**TASK MATERIAL**
━━━━━━
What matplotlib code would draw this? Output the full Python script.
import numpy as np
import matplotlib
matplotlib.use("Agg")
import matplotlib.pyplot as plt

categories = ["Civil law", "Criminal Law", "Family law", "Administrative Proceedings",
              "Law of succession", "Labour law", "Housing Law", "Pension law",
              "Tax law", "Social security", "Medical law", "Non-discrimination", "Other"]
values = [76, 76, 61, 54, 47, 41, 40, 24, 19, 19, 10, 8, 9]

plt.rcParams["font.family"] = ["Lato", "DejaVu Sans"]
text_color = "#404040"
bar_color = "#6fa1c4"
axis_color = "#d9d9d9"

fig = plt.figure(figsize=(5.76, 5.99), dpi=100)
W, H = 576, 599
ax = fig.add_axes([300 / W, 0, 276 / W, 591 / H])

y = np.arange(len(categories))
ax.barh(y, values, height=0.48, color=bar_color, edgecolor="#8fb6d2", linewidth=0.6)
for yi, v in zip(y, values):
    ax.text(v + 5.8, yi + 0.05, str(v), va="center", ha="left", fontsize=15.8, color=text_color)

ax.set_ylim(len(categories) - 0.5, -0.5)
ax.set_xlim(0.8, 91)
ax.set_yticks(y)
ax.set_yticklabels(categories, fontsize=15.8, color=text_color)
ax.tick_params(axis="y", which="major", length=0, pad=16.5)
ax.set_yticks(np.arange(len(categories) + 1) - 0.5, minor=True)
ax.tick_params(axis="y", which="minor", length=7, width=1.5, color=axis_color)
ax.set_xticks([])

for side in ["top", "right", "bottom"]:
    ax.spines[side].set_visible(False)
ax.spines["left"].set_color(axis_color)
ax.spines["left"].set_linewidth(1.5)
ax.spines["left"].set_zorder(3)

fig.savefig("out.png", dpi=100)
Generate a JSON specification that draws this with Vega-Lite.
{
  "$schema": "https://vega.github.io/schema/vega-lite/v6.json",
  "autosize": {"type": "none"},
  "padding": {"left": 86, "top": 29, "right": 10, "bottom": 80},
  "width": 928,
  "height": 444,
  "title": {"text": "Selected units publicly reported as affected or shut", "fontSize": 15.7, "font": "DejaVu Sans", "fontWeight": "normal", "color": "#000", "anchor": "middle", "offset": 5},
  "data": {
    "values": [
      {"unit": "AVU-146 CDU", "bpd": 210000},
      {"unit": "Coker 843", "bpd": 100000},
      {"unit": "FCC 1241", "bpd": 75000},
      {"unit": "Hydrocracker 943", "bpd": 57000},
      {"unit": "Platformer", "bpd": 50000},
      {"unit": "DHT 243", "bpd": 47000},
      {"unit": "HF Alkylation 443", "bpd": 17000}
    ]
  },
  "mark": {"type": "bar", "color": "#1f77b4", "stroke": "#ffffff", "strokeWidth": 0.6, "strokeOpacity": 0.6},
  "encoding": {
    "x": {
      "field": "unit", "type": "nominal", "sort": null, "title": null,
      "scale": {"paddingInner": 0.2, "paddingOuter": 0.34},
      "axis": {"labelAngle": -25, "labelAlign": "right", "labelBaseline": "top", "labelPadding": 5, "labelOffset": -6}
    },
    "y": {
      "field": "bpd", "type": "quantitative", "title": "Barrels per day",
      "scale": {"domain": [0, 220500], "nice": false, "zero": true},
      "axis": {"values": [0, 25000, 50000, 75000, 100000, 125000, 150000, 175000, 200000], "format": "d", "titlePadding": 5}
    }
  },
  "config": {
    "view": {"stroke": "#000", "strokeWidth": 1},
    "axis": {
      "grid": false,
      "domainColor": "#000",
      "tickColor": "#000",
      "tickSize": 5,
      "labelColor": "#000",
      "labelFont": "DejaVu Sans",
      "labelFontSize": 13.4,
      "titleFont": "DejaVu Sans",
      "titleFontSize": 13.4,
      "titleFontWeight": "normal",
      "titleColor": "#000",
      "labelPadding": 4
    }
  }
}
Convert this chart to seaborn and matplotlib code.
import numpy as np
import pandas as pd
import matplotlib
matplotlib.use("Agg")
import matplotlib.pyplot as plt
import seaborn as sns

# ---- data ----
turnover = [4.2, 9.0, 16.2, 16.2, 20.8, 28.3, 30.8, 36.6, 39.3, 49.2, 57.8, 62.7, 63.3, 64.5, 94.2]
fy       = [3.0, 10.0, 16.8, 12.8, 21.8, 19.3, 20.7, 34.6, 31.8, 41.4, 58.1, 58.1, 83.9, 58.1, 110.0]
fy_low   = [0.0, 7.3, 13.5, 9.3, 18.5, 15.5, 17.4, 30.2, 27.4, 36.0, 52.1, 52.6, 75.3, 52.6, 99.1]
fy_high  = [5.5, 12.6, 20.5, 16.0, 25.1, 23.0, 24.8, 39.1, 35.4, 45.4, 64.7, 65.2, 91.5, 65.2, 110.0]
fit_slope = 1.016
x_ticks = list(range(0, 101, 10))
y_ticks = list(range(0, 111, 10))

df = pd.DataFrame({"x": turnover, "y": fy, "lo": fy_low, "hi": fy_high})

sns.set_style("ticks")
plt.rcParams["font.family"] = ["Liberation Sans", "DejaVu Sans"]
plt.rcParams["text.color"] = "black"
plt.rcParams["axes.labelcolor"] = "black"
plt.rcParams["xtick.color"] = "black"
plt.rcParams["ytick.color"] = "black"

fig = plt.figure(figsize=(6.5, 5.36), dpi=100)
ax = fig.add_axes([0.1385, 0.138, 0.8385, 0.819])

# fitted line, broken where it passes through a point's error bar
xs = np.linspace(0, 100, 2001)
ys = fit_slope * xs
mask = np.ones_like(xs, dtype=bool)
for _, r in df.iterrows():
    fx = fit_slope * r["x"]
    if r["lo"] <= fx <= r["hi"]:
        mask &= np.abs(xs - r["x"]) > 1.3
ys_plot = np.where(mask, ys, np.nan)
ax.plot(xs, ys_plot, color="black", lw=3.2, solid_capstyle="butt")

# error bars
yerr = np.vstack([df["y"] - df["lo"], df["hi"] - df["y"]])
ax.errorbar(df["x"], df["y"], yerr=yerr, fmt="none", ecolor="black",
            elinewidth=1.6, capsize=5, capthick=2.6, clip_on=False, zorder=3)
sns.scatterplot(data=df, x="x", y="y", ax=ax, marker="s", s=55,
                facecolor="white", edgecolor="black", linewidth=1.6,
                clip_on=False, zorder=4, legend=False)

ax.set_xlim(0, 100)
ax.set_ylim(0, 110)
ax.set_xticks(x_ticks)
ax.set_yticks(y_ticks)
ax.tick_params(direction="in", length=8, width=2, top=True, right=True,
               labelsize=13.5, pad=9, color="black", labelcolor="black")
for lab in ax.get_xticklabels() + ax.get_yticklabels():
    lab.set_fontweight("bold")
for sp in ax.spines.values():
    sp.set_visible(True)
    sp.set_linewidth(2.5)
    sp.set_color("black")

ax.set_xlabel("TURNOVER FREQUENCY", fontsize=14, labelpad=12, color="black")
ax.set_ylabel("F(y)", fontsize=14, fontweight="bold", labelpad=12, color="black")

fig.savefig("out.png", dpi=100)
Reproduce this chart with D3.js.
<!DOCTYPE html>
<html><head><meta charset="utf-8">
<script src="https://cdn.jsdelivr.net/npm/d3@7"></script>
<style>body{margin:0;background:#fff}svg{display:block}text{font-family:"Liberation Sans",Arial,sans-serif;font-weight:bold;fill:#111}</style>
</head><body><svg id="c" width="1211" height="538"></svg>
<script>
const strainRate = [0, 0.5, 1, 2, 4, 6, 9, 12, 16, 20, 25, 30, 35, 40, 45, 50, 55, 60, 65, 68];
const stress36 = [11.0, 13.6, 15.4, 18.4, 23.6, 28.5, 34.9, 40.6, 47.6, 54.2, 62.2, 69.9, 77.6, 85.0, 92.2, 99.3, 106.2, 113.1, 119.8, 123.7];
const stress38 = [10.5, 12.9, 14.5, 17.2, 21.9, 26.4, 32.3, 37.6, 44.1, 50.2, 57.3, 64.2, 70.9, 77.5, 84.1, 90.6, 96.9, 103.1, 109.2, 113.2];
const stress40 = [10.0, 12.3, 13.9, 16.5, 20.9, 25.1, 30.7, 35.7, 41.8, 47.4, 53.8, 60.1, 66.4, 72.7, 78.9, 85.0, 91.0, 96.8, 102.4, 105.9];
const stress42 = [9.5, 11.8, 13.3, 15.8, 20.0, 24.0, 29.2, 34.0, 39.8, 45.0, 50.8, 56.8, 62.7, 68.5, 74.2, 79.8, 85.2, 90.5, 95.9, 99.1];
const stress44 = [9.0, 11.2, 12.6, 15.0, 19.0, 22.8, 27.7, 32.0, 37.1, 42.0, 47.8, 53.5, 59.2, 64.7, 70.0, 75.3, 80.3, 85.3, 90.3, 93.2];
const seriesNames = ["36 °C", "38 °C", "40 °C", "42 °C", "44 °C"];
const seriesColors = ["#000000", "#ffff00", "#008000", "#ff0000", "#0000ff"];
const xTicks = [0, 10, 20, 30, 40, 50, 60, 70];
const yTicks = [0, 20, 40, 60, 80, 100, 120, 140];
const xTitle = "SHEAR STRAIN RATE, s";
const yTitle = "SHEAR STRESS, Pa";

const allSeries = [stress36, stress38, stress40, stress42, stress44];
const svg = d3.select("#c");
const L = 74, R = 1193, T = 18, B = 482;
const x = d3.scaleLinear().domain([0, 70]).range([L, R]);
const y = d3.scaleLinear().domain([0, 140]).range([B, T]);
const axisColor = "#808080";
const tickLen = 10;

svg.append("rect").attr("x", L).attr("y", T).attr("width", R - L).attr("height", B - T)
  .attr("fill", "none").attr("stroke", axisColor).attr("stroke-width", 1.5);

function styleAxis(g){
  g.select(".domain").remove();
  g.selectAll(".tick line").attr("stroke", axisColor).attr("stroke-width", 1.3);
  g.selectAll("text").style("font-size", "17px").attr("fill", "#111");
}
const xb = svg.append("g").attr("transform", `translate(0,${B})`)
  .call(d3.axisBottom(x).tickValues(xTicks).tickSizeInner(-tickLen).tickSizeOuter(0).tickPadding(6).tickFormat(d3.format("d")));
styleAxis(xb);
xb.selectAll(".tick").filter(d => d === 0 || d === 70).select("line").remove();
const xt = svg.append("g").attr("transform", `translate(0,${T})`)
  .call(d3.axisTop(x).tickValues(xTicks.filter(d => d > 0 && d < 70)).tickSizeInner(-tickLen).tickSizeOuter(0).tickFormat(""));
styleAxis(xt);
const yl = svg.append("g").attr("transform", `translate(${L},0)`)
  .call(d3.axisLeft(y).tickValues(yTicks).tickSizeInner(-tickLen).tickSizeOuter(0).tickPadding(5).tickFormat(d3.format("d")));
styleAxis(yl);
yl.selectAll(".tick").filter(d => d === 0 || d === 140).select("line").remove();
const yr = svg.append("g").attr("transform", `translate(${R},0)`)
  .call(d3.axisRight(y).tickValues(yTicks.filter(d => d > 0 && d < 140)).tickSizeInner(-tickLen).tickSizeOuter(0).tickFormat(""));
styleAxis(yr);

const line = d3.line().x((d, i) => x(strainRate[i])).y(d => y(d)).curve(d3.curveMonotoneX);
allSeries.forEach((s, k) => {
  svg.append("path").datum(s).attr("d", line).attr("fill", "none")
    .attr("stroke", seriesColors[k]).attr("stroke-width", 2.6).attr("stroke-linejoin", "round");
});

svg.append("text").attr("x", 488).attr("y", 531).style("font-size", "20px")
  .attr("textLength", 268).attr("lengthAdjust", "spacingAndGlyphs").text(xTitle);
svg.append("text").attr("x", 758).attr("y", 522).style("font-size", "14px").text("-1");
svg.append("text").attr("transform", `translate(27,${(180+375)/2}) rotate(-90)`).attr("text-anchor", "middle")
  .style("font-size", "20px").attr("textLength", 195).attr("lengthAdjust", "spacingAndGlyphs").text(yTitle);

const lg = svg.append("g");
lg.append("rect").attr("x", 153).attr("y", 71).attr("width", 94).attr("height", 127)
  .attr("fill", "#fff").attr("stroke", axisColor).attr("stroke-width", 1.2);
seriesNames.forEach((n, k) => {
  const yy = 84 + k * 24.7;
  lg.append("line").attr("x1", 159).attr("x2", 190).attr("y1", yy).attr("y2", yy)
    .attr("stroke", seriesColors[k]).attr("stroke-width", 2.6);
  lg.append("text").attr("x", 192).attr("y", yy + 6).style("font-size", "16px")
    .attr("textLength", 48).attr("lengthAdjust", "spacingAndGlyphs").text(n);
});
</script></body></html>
━━━━━━
**TO BE DONE**
Wherever a line in the data above holds "script", copy that line.

**RESPONSE**
What matplotlib code would draw this? Output the full Python script.
<script src="https://cdn.jsdelivr.net/npm/d3@7"></script>
<script>
</script></body></html>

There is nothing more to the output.